Americans really, really don't like it when police seize citizens' property and keep it for themselves, especially when the authorities have not proven guilt.
That's the latest data from a new poll from the Cato Institute (and YouGov) examining attitudes about police. Cato notes that a full 84 percent of Americans oppose civil asset forfeiture. Civil asset forfeiture is when police seize property and assets from people suspected of crimes and then keep it for themselves. Note the use of "suspected" not "convicted." Police do not have to convict suspects of crimes to use civil asset forfeiture. In many cases, they don't even have to charge them.

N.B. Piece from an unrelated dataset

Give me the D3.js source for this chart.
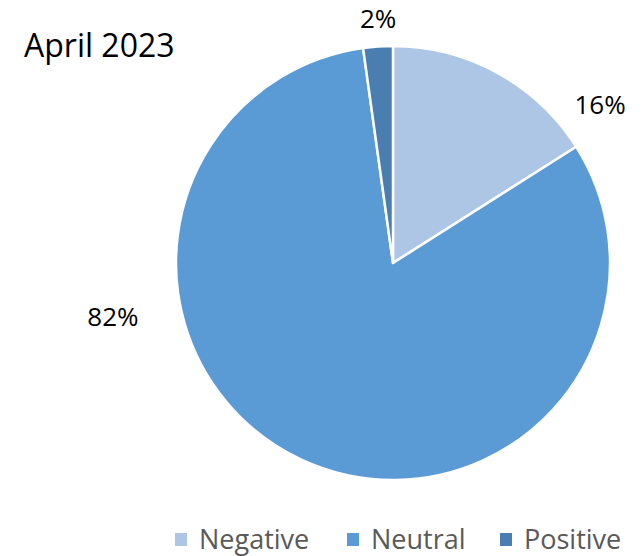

A bipartisan justice push has prompted reforms to regulations in several states (Ohio is the most recent). But despite the fact that Americans significantly oppose the practice, it continues in many places and is authorized and encouraged by the Department of Justice as well.
The latest opposition numbers match almost perfectly numbers from last spring taken from polls in Florida (84 percent) and Utah (83 percent).
There's more useful news for those who know and object to the practice. Even when permitting forfeiture, the majority of people who participated in the survey of 2,000 said they don't want local law enforcement agencies to have control over the assets they seize. Only 24 percent support local agencies keeping it for themselves. The rest either wanted the revenue to go into the state's general fund (48 percent) or in a state-controlled law enforcement fund (28 percent).
Those numbers matter because it indicates that Americans grasp the corrupt incentives that come from allowing police to keep what they seize. Forfeited money and property has been used by police departments to pad budgets, pay overtime, and when law enforcement agencies grow dependent on this money, it encourages the abuse we've seen all across the country.
That asset forfeiture continues at all given its unpopularity among Americans is evidence of how much power law enforcement and prosecutors have over state legislatures. The last couple years have seen some important reforms in New Mexico, Florida, California, Ohio, and elsewhere. But we've also seen efforts for reform get gutted by those who profit off the abusive system (as happened in October in Pennsylvania). Pushes for reforms will continue in the new year. Hopefully there will be some more wins. Teaching Americans what asset forfeiture actually is and how it works would definitely help.